The governor’s contributions included $1,500 that Wellpoint Chairman and Chief Executive Leonard Schaeffer contributed — part of it just before and part just after the giant merger was considered.
Those donations had no “absolutely” no connection with Wisconsin’s approval of the merger, said Melanie Fonder, a spokeswoman for Doyle.
She echoed Gomez’s view that Wisconsin’s law didn’t allow for cutting deals on the Wellpoint merger. Fonder said she was uncertain whether Doyle would back a change in the law to broaden the authority of the insurance commissioner.
Wellpoint spokesman James Kappel said the merger was thoroughly reviewed by Wisconsin and other states.
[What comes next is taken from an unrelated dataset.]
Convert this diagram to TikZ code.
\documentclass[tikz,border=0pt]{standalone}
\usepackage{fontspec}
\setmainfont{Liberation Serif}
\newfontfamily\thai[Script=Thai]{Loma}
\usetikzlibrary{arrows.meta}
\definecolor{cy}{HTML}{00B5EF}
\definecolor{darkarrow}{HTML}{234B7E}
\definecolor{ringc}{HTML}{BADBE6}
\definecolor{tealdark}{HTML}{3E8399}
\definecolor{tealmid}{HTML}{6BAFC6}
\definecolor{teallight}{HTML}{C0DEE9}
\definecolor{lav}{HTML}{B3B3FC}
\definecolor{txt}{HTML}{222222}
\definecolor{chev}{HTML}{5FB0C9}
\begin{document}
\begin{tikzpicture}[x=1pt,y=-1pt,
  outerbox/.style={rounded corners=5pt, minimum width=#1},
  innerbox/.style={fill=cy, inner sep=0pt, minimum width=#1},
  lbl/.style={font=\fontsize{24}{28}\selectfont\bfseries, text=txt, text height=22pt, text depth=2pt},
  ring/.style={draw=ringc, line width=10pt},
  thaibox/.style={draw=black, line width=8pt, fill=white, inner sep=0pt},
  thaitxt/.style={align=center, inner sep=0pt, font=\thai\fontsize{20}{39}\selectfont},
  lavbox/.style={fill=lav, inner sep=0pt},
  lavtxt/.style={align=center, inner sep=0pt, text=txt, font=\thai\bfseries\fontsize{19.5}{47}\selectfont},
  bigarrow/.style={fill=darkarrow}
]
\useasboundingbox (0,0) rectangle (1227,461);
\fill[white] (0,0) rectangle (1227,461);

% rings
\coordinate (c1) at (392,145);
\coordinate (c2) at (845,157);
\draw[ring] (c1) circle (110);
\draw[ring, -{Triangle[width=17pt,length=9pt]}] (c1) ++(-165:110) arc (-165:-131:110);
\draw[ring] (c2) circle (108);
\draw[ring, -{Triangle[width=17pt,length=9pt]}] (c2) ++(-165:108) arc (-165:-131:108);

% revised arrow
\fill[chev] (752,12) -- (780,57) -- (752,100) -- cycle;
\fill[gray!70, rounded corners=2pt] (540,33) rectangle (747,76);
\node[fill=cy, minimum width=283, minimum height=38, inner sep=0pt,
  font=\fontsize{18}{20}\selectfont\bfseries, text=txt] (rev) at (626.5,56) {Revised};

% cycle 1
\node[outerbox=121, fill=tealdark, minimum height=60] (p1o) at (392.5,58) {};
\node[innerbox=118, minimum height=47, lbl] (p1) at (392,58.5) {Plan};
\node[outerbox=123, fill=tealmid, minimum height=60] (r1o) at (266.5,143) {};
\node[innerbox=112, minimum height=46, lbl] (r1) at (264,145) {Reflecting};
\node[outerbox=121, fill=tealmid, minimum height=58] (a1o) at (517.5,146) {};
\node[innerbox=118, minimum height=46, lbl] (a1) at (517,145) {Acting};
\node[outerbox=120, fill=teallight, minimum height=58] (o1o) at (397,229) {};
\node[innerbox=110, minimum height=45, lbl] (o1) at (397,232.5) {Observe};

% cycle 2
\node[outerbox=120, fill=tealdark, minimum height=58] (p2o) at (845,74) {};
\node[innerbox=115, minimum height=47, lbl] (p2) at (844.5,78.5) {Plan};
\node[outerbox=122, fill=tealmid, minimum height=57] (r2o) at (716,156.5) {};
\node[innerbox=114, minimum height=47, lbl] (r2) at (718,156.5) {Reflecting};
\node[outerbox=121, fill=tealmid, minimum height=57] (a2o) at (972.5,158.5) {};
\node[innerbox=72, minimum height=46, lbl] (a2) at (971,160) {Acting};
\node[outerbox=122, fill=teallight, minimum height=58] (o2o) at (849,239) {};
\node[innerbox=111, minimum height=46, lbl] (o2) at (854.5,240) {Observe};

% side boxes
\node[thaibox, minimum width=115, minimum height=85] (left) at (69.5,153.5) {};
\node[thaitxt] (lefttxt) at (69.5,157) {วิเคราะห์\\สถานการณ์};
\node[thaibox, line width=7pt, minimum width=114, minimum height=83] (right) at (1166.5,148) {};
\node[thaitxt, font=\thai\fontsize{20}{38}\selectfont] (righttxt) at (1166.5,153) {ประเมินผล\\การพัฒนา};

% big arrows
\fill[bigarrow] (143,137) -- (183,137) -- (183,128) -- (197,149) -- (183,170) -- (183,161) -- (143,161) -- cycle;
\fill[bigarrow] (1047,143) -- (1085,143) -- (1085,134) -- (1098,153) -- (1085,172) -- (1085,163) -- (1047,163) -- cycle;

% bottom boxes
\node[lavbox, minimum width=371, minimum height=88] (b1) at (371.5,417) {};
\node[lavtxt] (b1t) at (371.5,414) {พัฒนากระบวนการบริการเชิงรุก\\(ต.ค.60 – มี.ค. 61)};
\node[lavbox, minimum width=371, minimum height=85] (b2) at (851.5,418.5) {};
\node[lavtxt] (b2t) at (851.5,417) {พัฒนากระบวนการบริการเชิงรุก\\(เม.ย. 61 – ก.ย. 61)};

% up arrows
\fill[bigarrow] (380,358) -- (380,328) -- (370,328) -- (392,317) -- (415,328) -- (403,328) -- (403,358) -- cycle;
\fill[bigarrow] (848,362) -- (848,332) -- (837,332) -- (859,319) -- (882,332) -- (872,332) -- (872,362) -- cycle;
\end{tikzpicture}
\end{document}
“We fully met all the statutes in the state of Wisconsin, as reviewed by Commissioner Gomez,” Kappel said. “This is a merger that will benefit all of our members in all of our states.”
Different approaches
Gomez approved the Wellpoint-Anthem merger after public hearings produced no formal objections to the plan. Other states also quietly endorsed the merger until July, when California Insurance Commissioner John Garamendi balked. John Oxendine, Georgia’s insurance regulator, then rescinded his state’s approval.
Settlement deals for both states were completed in November. And, despite hints that some other states might reconsider their approvals, the overall merger was finalized Nov. 30.
The reason Wisconsin and other states failed to win concessions boils down to the obvious, said consumer advocate Flanagan.
“You can’t get what you don’t ask for,” said Flanagan, whose group opposed the merger. “The reason California got concessions and Wisconsin didn’t was the elected commissioner in California demanded it.”
Mallow, the Gomez deputy, acknowledged Wisconsin insurance regulators took notice of the California and Georgia concession packages. But she described such efforts as akin to blackmail.
“I don’t want to use the word blackmail, but that was kind of what was going on,” Mallow said.
She suggested another reason that no effort was made to secure concessions on the Wellpoint-Anthem merger: Wisconsin’s medical schools had already obtained a $600 million fund when Blue Cross sought permission to become a for-profit company.
Haber, of Wisconsin Citizen Action, said the group was worn down from the fight over the use of the $600 million fund when the latest merger came along.
“We felt we couldn’t commit any more resources,” she said.